The Commission has made a U-Turn compared to its 2018 CAP proposal, where the rural development fund was hit by severe cuts, falling by roughly 30% compared to the 2014-2020 CAP budget. [SHUTTERSTOCK]

The European Commission has proposed boosting the European Agricultural Fund for Rural Development (EAFRD) with an extra €20 billion to support greening the EU’s farming sector, using the recently unveiled Farm to Fork (F2F) strategy as a vehicle.

On Wednesday (27 May), the Commission suggested increasing the amount allocated in the bloc’s farming subsidies by €24 billion compared to the Common Agricultural Policy (CAP)’s bid presented in June 2018.

The adjustment positively affects the rural development fund – the CAP’s second pillar – with an increase of €15 billion provided by the ‘Next Generation EU’ rescue plan and €5 billion from the updated multi-annual financial framework proposal (MFF).

The proposed budget allocation for the second pillar is now €90 billion, while direct payments to farmers and market-related expenditures, which together form the first CAP pillar, would increase by an additional €4 billion, for a grand total of €258 billion.

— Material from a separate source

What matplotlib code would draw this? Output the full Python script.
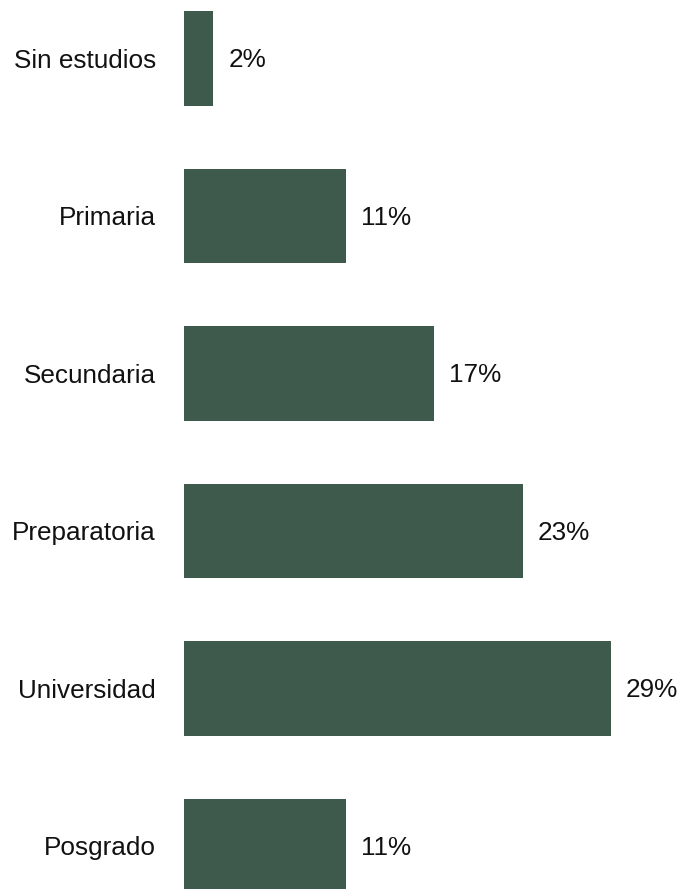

The Commission has made a U-Turn compared to its 2018 CAP proposal, where the rural development fund was hit by severe cuts, falling by roughly 30% compared to the 2014-2020 CAP budget.

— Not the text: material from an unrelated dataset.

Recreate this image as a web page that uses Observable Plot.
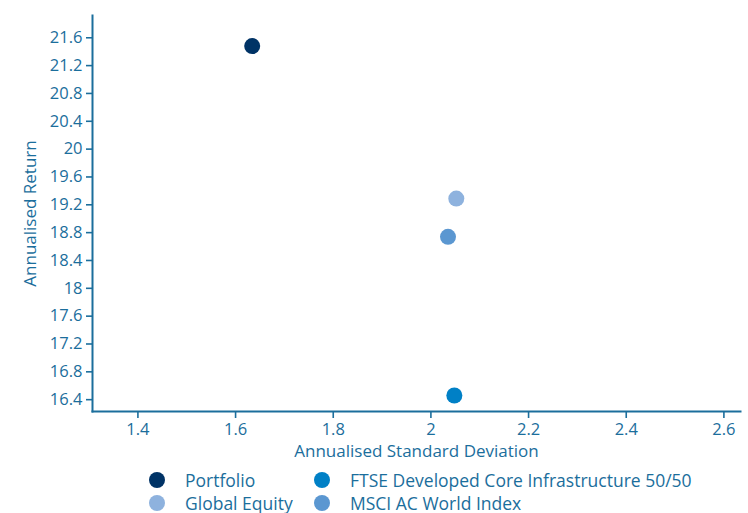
<!DOCTYPE html>
<html>
<head>
<meta charset="utf-8">
<script src="https://cdn.jsdelivr.net/npm/d3@7"></script>
<script src="https://cdn.jsdelivr.net/npm/@observablehq/plot@0.6"></script>
<style>
  html, body { margin: 0; padding: 0; background: #fff; }
  body { width: 748px; height: 513px; overflow: hidden; font-family: "Open Sans", Lato, sans-serif; }
  #legend { position: relative; height: 51px; color: #1b6e9c; font-size: 17.5px; }
  .item { position: absolute; display: flex; align-items: center; white-space: nowrap; height: 24px; line-height: 24px; }
  .sw { width: 16px; height: 16px; border-radius: 50%; margin-right: 20px; flex: none; }
</style>
</head>
<body>
<div id="chart"></div>
<div id="legend"></div>
<script>
const names = ["Portfolio", "FTSE Developed Core Infrastructure 50/50", "Global Equity", "MSCI AC World Index"];
const stdDev = [1.634, 2.048, 2.052, 2.035];
const returns = [21.48, 16.46, 19.29, 18.74];
const colors = ["#003366", "#0080c6", "#8eb2de", "#5b97d1"];
const xTicks = [1.4, 1.6, 1.8, 2, 2.2, 2.4, 2.6];
const yTicks = [16.4, 16.8, 17.2, 17.6, 18, 18.4, 18.8, 19.2, 19.6, 20, 20.4, 20.8, 21.2, 21.6];
const xDomain = [1.307, 2.634];
const yDomain = [16.23, 21.92];

const data = names.map((n, i) => ({name: n, x: stdDev[i], y: returns[i]}));
const axisColor = "#1b6e9c";

const plot = Plot.plot({
  width: 748,
  height: 462,
  marginTop: 15,
  marginBottom: 51,
  marginLeft: 92,
  marginRight: 8,
  style: {fontFamily: '"Open Sans", Lato, sans-serif', fontSize: "16.5px", color: axisColor, background: "#fff", overflow: "visible"},
  x: {domain: xDomain, ticks: xTicks, tickFormat: d => String(d), label: null},
  y: {domain: yDomain, ticks: yTicks, tickFormat: d => String(d), label: null},
  color: {domain: names, range: colors},
  marks: [
    Plot.frame({anchor: "left", stroke: axisColor, strokeWidth: 2}),
    Plot.frame({anchor: "bottom", stroke: axisColor, strokeWidth: 2}),
    Plot.axisX({ticks: xTicks, tickFormat: d => String(d), tickSize: 7, tickPadding: 5, stroke: axisColor, strokeWidth: 1.6, color: axisColor, fontSize: 16.5, label: null}),
    Plot.axisY({ticks: yTicks, tickFormat: d => String(d), tickSize: 6, tickPadding: 4, stroke: axisColor, strokeWidth: 1.6, color: axisColor, fontSize: 16.5, label: null}),
    Plot.text(["Annualised Standard Deviation"], {frameAnchor: "bottom", lineAnchor: "middle", dy: 40, fill: axisColor, fontSize: 17}),
    Plot.text(["Annualised Return"], {frameAnchor: "left", textAnchor: "middle", lineAnchor: "middle", dx: -62, rotate: -90, fill: axisColor, fontSize: 17}),
    Plot.dot(data, {x: "x", y: "y", fill: "name", r: 8})
  ]
});
document.getElementById("chart").appendChild(plot);

const legend = document.getElementById("legend");
const pos = [[149, 18], [314, 18], [149, 41], [314, 41]];
const order = [0, 1, 2, 3];
order.forEach((i, k) => {
  const d = document.createElement("div");
  d.className = "item";
  d.style.left = pos[k][0] + "px";
  d.style.top = (pos[k][1] - 12) + "px";
  d.innerHTML = `<span class="sw" style="background:${colors[i]}"></span><span>${names[i]}</span>`;
  legend.appendChild(d);
});
</script>
</body>
</html>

However, the new proposal still represents a decrease of around 10% compared to EAFRD spending for the current programming period.

The chair of the European Parliament’s agriculture committee, German MEP Norbert Lins, welcomed the hiked EAFRD as higher ambitions and increased demands must translate into higher funding for agricultural and rural development measures.

“Our position has not changed: we insist that the post-2020 budget for the EU farm policy must in no way be smaller than the current one,” Lins said.

According to the Commission, the increase of the rural development heading will support farmers and rural areas in making the structural changes necessary to implement the European Green Deal and, in particular, support the ambitious targets set by the new biodiversity and Farm to Fork (F2F) strategies.

Unveiled last week, the F2F is the EU’s new landmark food policy made up of 27 actions that will aim to make the European food system a global standard for sustainability.

The F2F has been put “at the heart of the European Green Deal,” the official communication reads, but Commission Executive Vice-President Frans Timmermans highlighted that it is also “a central element of the EU recovery plan”.

Katerina Vrublova, a senior policy advisor at the farmers’ organisation COPA-COGECA, hailed on twitter the boost in the rural development spending, which will be much needed in the years to come as they will be adjusting to the new post-crisis reality.

However, for Greenpeace, the addition to rural development funds is a bit of eco-friendly lipstick on the comparatively enormous pig of direct payments.

“For a healthy recovery, the Commission should scrap the CAP and replace it with a system that spends public money based on the public goods farmers generate,” said Sini Eräjää, Greenpeace EU’s forest and agriculture campaigner.